Gemtext[1] would have been perfect and way enough while still being legible on a terminal. Italic and bold can be done via unicode, you don't need a markup language for that.
[1] https://geminiprotocol.net/docs/gemtext.gmi
plain-text with some sort of simple formatting would be fine (markdown/asciidoc). We don't have to go overboard in the opposite direction...
This reads me as "I prefer letters" or "I prefer fax"
HTML is what non-techies want, or rather, they want to insert pictures and videos directly inline. They want to bold and highlight. They want bullet lists and numbered lists. They want to change fonts, make headlines, etc.. And they want it all to reflow for their device.
I do to. I don't want to say in the 70s terminal. I get that lots of techies wish the world was still 80 column monochrome ASCII only but you're the exception.
I think the "techies" that you are referring to just see the issues with html email that the non-techies don't notice. Some of course just want things to be more like the 80-column monochrome that you mention, but for most it's not that extreme.

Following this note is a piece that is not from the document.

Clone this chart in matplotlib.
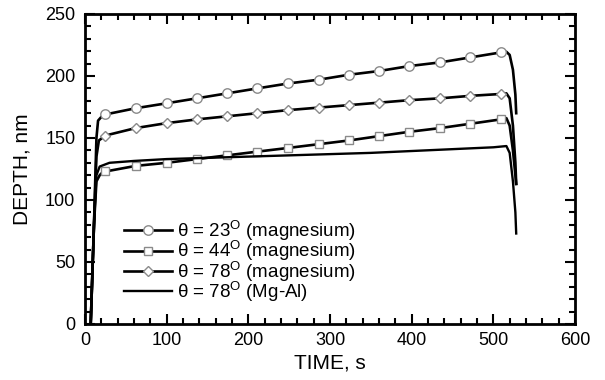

I think HTML is way too complicated for email, and it would have been much better if they'd standardised on a version of markdown.
That ship has sailed though, so we're stuck between using HTML or plain text.
"80 column monochrome ASCII only"
Mmm... Paradise
Worst thing is spam. Second worst is silos by big players to fight spam, which makes it hard to run your own email server. Then comes HTML.
Making it hard to run your own server seems to be a small price to pay to ensure billions of inboxes don’t get overly spammed.
It's not like many spammers are using SPF and DKIM. And then you have google sending bounce emails to spam although they already know with SPF that the original mail came from somewhere else making them the spammers.
Pretty much the only credit I'll give to Amazon is that they give the option to get plaintext emails. Doesn't mask the larger problems, but still a nice thing I wish was the norm.
Amazon deserves zero credit for anything regarding E-mail, because their "order confirmations" don't say WHAT YOU ORDERED.
Mind-bogglingly stupid and annoying.
I think that's because they don't want email providers, Gmail in particular, scraping for purchase history
Surely lack of soft wrapping in the first version was the worst thing to happen to email, that breaks quoting, which leads to top posting.
Also lack of a signature section, relying on weird -- \n hacks
I like being able to email in line photos
Weird limited HTML isn't fun, but images, basic layout, and some amount of font control are all pretty important features.